Antony and Cleopatra, as Mankiewicz conceives them, are all too human. He is an aging politician, she is his ambitious mistress. The script says they are in love but they obviously aren’t. Nothing suggests that the most famous lovers of all time felt anything better than lust. What the hero calls love is a Freudian fixation, what the heroine calls love is a power complex. The motives of the central characters are confused and ultimately mean, and as a result their tragedy is befuddled and ultimately petty.

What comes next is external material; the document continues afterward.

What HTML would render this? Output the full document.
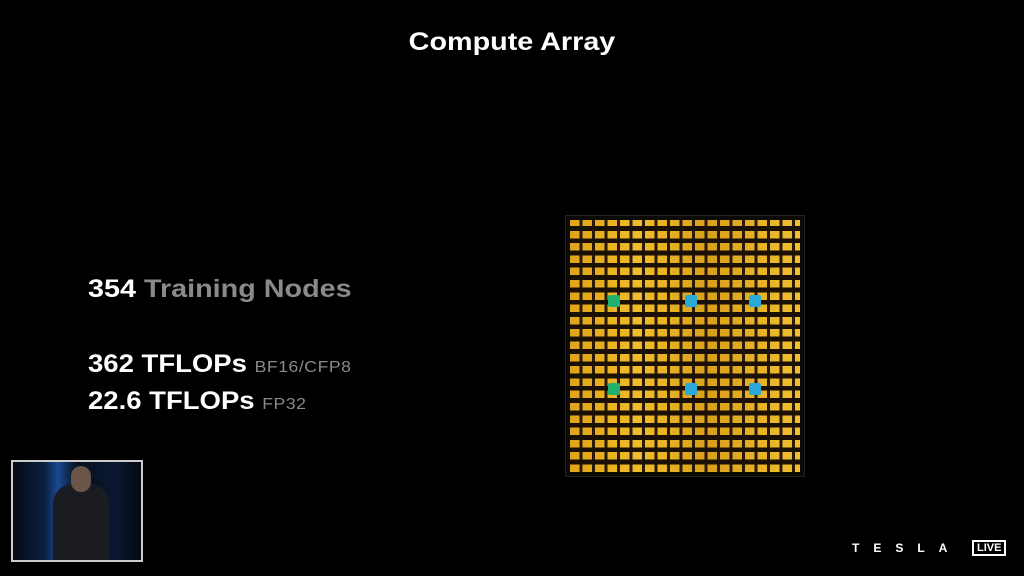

The confusions of the scenario inevitably confound the actors. Burton staggers around looking ghastly and spouting irrelevance, like a man who suddenly realizes that he has lost his script and is really reading some old sides from King of Kings. And in the big love scenes “the ne’er-lust-wearied Antony” seems strangely bored—as if perhaps he had rehearsed too much.

As for Taylor, she does her dead-level best to portray the most woman in world history. To look at, she is every inch “a morsel for a monarch.” Indeed, her 50 gorgeous costumes are designed to suggest that she is a couple of morsels for a monarch. But the “infinite variety” of the superb Egyptian is beyond her, and when she plays Cleopatra as a political animal she screeches like a ward heeler’s wife at a block party.

Harrison alone deserves the laurel. He makes a charming and surprisingly impressive Caesar—though some may doubt that the most prodigious public energy in human history can be portrayed as the Acheson of antiquity.

Still and all, as spectacles go, Cleopatra goes reasonably well, and may safely be seen by those who can afford it. But customers will be well advised to do what the wife of Senator Jacob Javits did on opening night. She brought a little pillow to use in a pinch.